Interpolando o caso chileno de 1990 para o Peru de 2011, fazia algum sentido que o candidato que não era pró-mercado mudasse tudo? Ou seja, afastar investidores, provocar queda no PIB, enfim, um mega problema enquanto a economia se recuperava e as pessoas estavam felizes com consumo crescendo? O candidato pode ser o que for, mas é politico. E politico não é idiota. Ele vai querer no longo prazo se sustentar e se reeleger. Se o país não crescer, as pessoas não vão votar nele. Qual foi o passo seguinte? Assim que o Ollanta ganhou (tendo, inclusive, feito antes uma versão peruana da Carta ao Povo Brasileiro), começou a nomear ministros pró-mercado e apresentou um plano de infraestrutura. O cara não é louco. A Bolsa, que estava deprimida, voltou a andar.
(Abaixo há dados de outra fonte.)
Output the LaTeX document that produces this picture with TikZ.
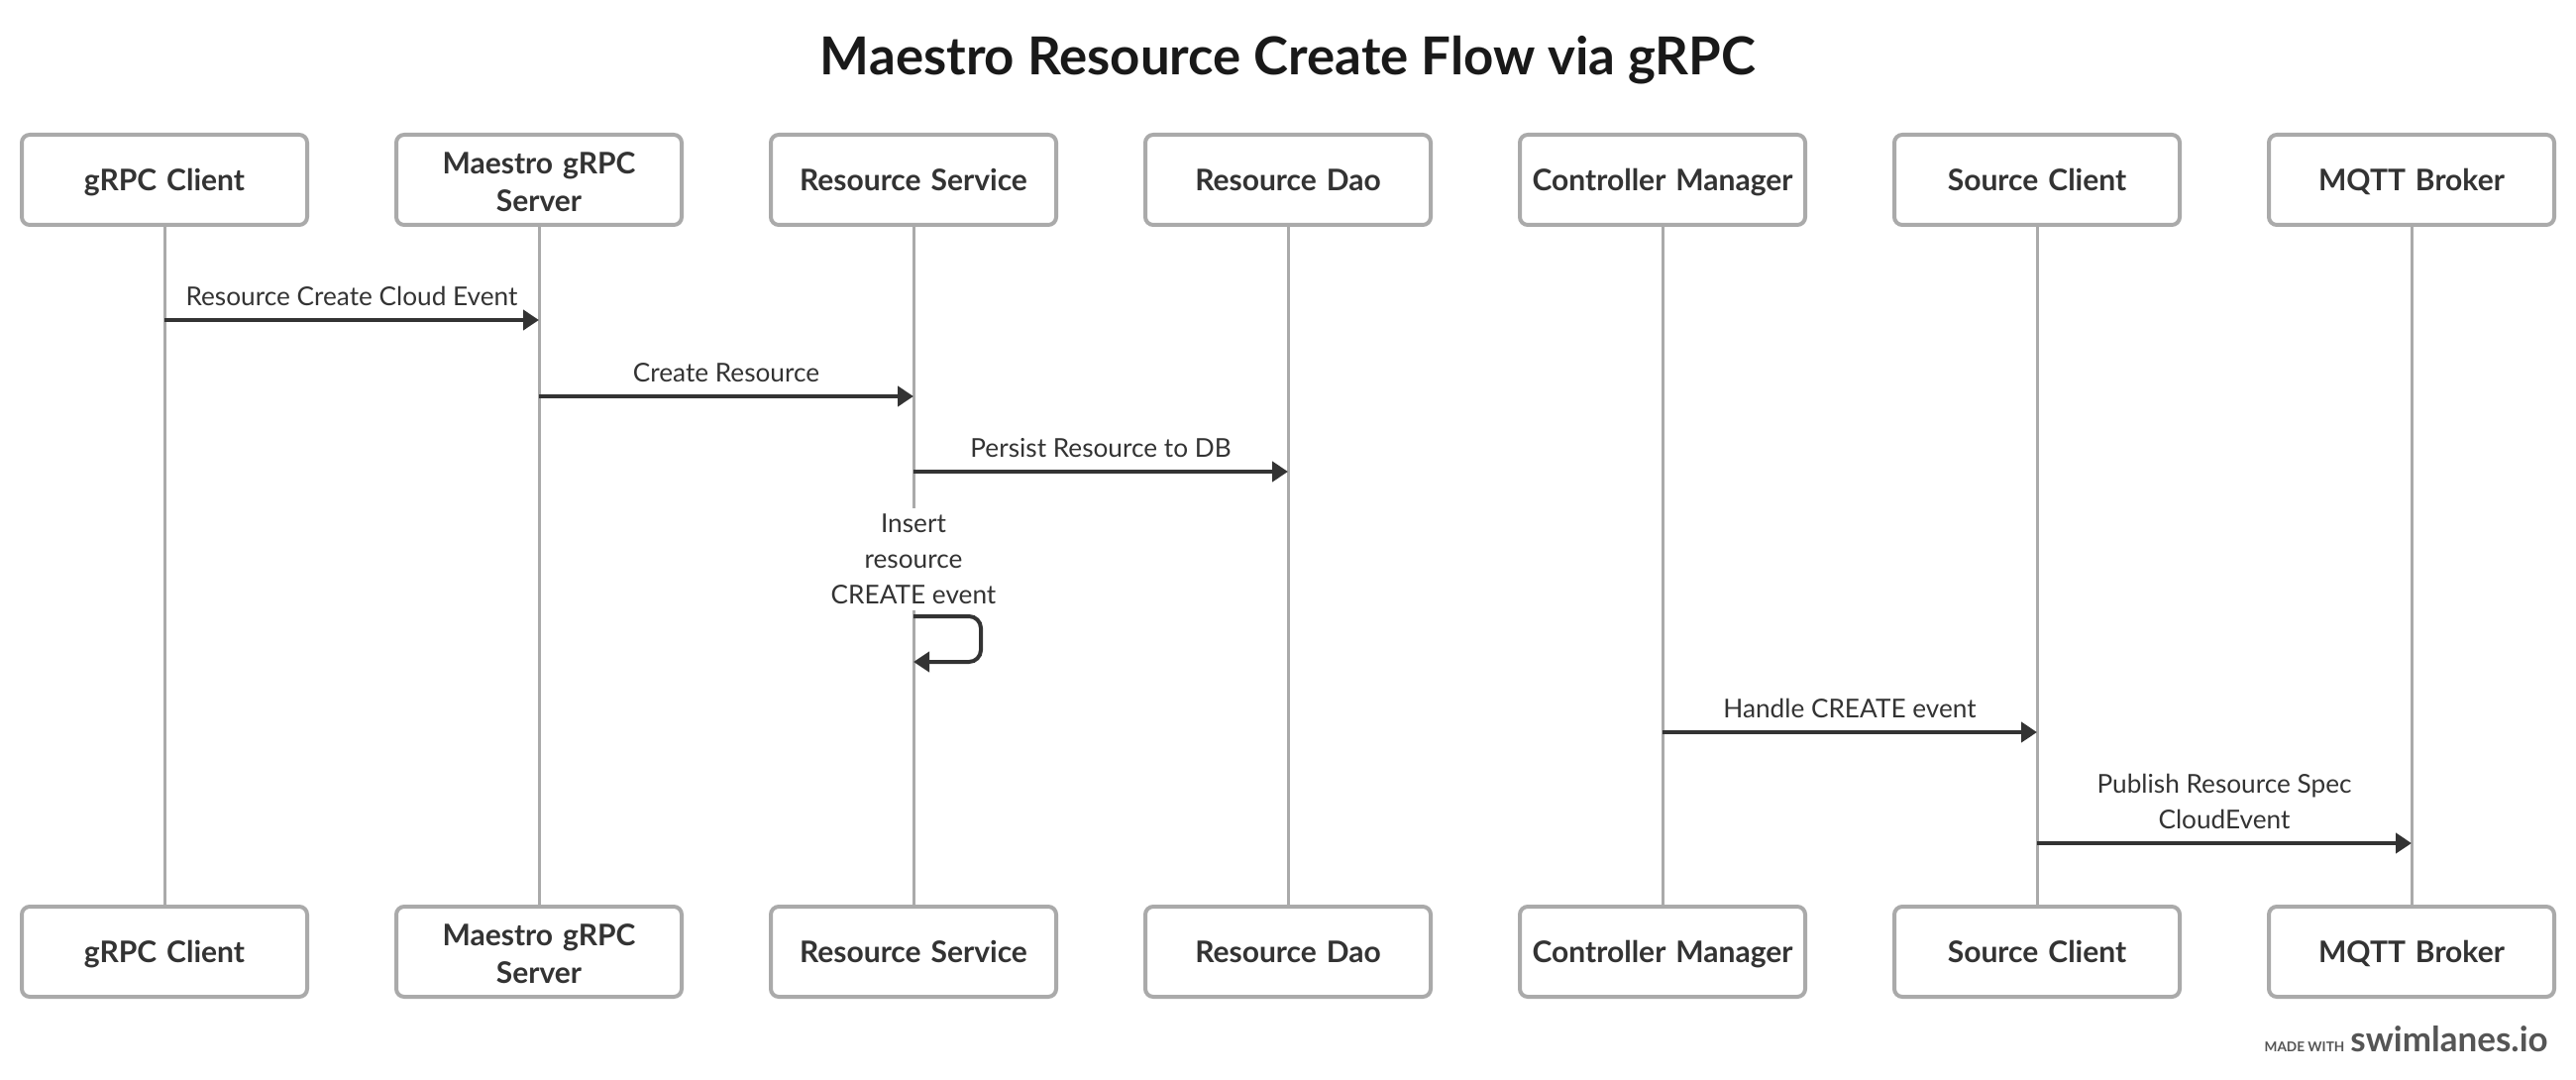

Há momentos em que os incentivos dos políticos estão alinhados com os incentivos da população. Em um contexto de economia crescendo e desemprego caindo, a exemplo do Chile, em 1990, a população não quer mudar as coisas. Não dá para ter dois, três anos de recessão. No caso do Brasil, creio que há uma chance de que mesmo se houver algum candidato no segundo turno que, aparentemente, não seja pró-mercado, ele necessariamente terá que fazer alguma mudança para continuar o processo de reformas do qual o mercado está gostando. Caso contrário, ele não vai conseguir se sustentar no governo por muito tempo.